# start of Entries shown

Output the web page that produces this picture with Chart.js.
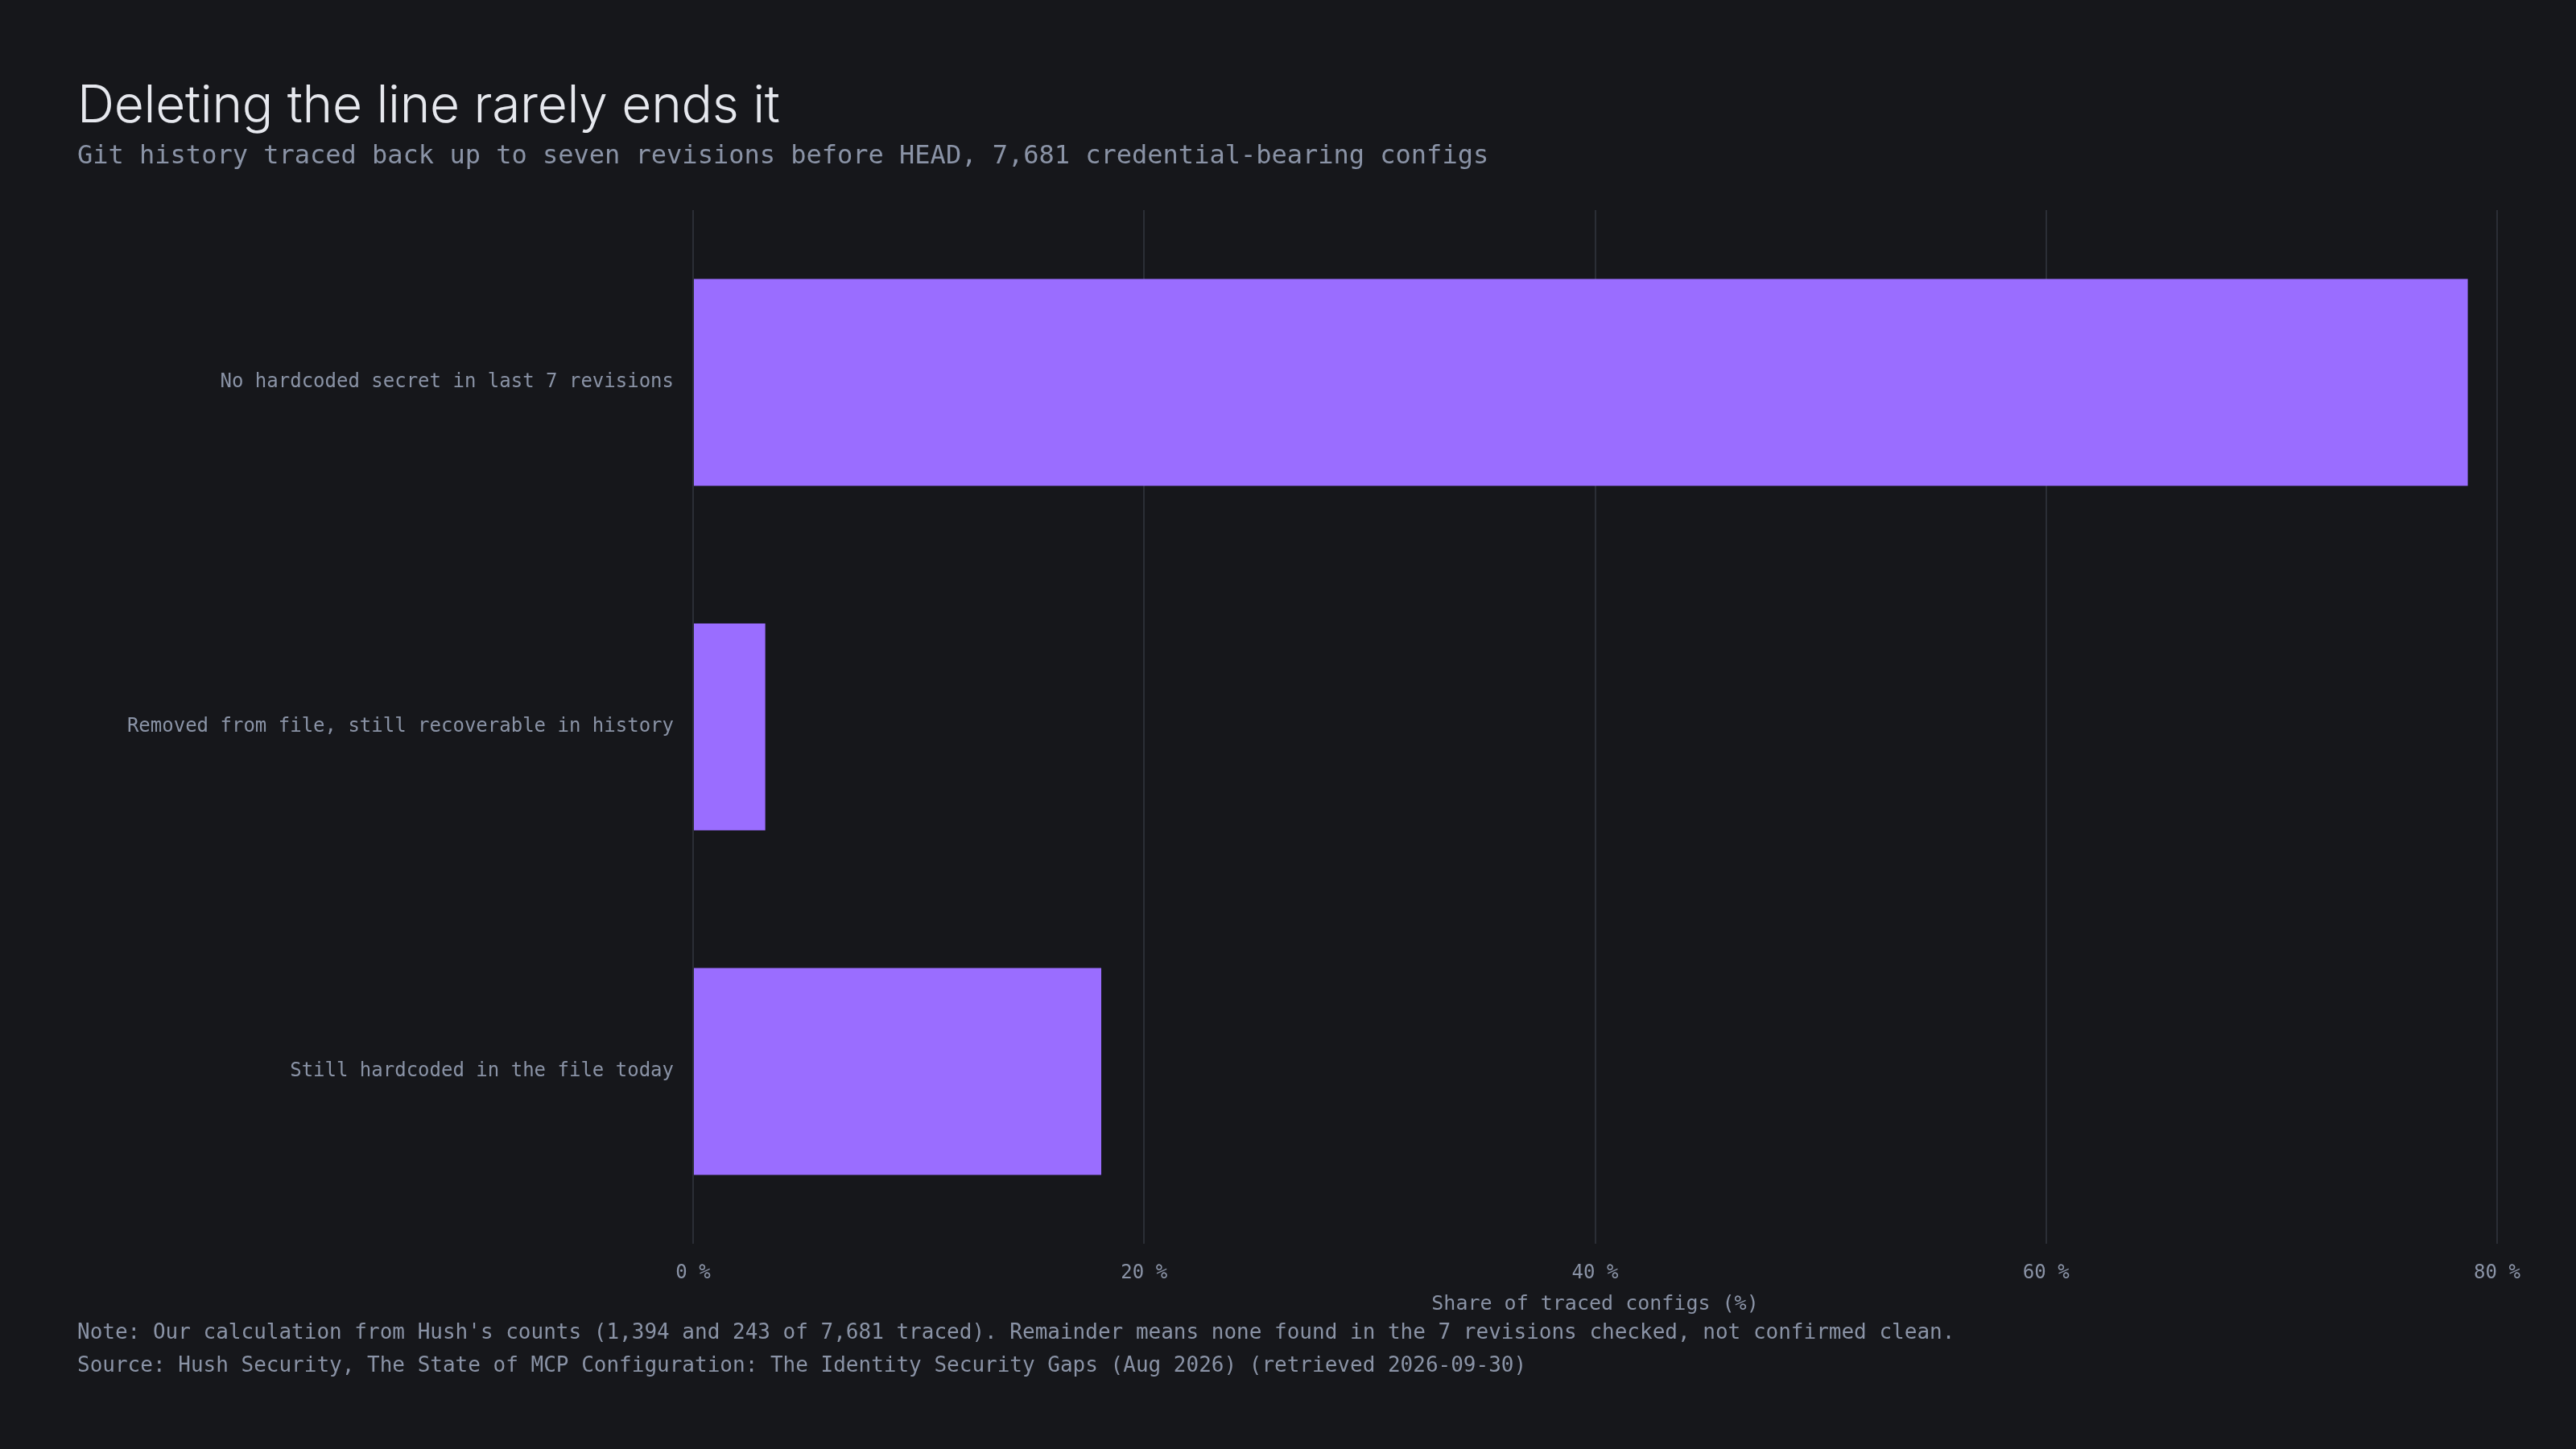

# end of Entries shown
# start of Entries shown

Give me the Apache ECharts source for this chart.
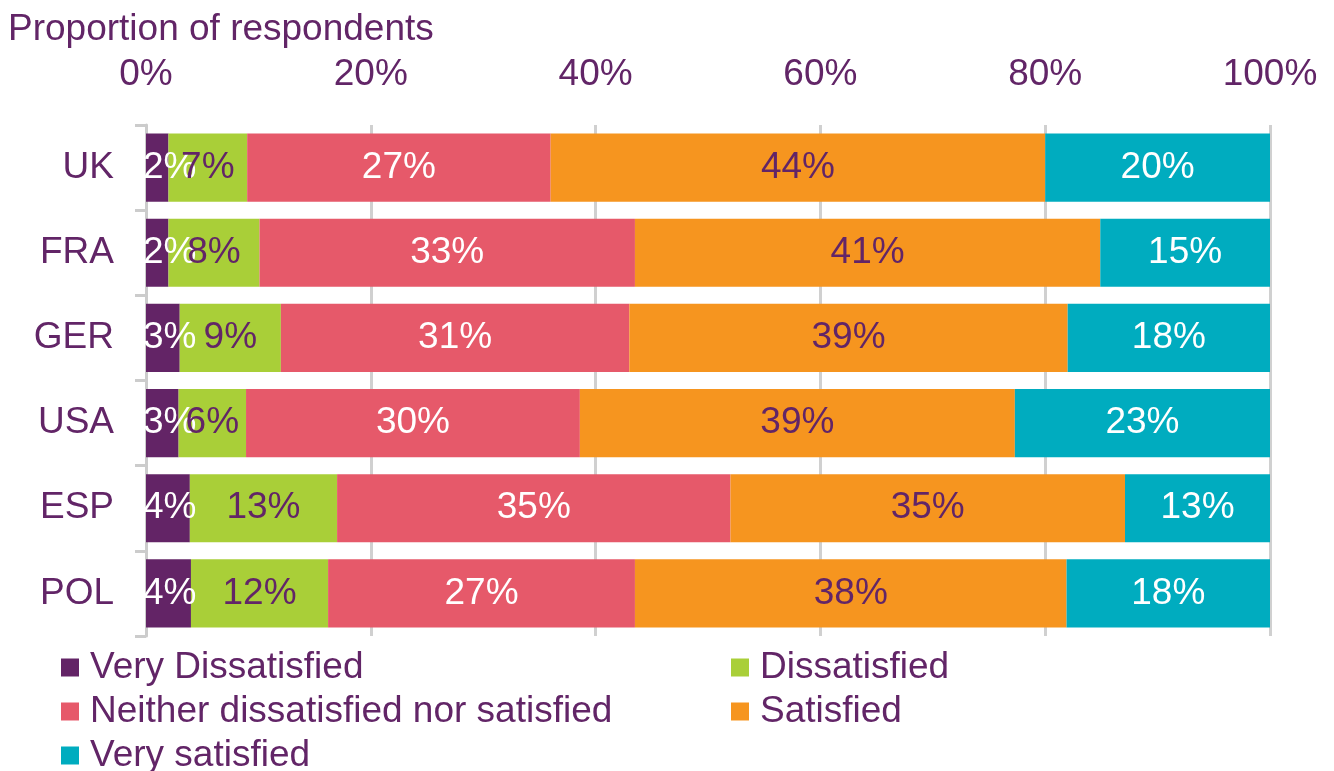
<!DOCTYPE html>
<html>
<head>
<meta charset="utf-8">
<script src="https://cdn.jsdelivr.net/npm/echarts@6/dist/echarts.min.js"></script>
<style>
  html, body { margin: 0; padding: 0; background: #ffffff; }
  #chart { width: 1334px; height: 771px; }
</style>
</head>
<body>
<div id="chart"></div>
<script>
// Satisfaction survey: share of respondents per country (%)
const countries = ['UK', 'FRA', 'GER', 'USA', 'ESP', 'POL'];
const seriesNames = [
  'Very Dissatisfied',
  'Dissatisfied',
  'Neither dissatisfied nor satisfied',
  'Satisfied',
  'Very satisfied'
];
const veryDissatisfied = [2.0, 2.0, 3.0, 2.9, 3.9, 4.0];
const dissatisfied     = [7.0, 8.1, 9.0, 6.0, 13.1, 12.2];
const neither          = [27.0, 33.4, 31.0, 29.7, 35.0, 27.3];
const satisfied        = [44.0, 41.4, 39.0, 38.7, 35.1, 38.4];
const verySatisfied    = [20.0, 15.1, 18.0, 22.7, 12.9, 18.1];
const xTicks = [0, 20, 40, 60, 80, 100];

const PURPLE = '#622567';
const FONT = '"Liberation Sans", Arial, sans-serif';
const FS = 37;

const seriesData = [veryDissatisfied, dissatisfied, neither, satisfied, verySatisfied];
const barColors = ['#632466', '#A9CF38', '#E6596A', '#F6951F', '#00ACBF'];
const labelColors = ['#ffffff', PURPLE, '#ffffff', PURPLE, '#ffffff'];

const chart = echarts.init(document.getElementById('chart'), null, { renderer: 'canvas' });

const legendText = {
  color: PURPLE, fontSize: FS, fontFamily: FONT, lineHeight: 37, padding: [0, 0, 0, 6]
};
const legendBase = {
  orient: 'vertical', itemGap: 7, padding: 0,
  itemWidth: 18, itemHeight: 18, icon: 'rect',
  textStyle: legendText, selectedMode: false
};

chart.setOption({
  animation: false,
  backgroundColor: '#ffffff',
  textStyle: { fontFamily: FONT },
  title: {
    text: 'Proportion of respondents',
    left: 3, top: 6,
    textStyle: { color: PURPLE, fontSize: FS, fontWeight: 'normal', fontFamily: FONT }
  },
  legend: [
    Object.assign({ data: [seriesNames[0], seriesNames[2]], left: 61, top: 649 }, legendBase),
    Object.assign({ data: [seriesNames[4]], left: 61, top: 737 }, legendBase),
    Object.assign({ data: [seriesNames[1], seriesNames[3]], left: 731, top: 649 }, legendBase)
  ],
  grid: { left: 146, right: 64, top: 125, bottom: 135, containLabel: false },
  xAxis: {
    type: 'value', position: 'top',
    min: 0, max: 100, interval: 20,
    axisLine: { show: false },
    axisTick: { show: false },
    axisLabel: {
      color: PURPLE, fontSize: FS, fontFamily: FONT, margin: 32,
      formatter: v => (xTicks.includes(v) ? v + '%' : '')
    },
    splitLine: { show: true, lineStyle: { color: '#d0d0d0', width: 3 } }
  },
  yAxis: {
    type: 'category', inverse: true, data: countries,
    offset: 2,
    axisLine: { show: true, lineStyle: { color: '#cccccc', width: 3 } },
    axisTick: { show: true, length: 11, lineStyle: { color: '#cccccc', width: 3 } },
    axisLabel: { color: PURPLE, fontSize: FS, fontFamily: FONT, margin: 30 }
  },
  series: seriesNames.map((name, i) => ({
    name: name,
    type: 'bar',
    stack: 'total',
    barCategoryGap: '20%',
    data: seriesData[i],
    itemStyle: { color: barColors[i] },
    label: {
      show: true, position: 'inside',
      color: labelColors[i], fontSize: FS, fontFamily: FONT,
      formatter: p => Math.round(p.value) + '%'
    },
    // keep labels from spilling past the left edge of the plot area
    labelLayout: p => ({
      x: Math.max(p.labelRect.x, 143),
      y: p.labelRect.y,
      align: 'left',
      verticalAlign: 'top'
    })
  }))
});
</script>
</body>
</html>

# end of Entries shown

[Work instructions] Count every line in the preceding entries where the string "this" appears, then state only the total.

[Reply] 2